Iran is developing nuclear-powered submarines and building a new advanced destroyer for its navy, even as tensions rise with the United States over the Islamic Republic’s military expansion, Newsweek reports.
The commander of the Iranian navy, Rear Admiral Habibollah Sayyari, told Fars news agency Tuesday that Iran’s nuclear agency was under orders to start producing nuclear reactors for fueling and propulsion systems that could be used on ships and submarines.The new destroyer would be more advanced than its two predecessors, Jamaran and Damavand.
“I think that we will manage to accomplish this task in the current year,” he added.
The announcement of the plans for Iran’s navy came at a time of ratcheting tensions with the United States over the Islamic Republic’s nuclear ambitions. In 2015, Tehran signed an agreement with the U.S. and other world powers, giving up its nuclear weapons program in exchange for the lifting of economic sanctions. President Donald Trump has repeatedly railed against the deal, brokered by his predecessor Barack Obama, and used his maiden speech at the United Nations General Assembly to call the agreement an “embarrassment.”

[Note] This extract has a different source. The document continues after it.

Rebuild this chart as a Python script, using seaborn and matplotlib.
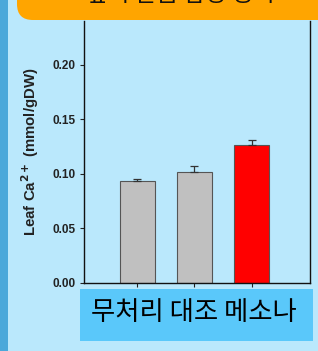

Last Saturday, the Iranian government aired footage of a ballistic missile test it said it had carried out following a military parade in Tehran. Trump slammed the launch, which later turned out to be a hoax, on Twitter.
“Iran just test-fired a Ballistic Missile capable of reaching Israel. They are also working with North Korea. Not much of an agreement we have,” he wrote late Saturday.
The U.S. has said that Iranian actions such as the testing of ballistic missiles violate the nuclear agreement in spirit, though not technically breaking the deal. Iran, while condemning Trump over his bellicose rhetoric, has vowed not to break the nuclear accord. The Islamic Republic is allowed to maintain nuclear capabilities for energy but is banned from using it to create nuclear weapons. Sayyari said the nuclear submarines would be built within the framework of the deal.
“We will certainly carry the job within the framework of the nuclear deal and the safeguard agreements and will not do anything beyond that. Tehran will also consult with the director general of the IAEA as it builds the nuclear engines,” he said.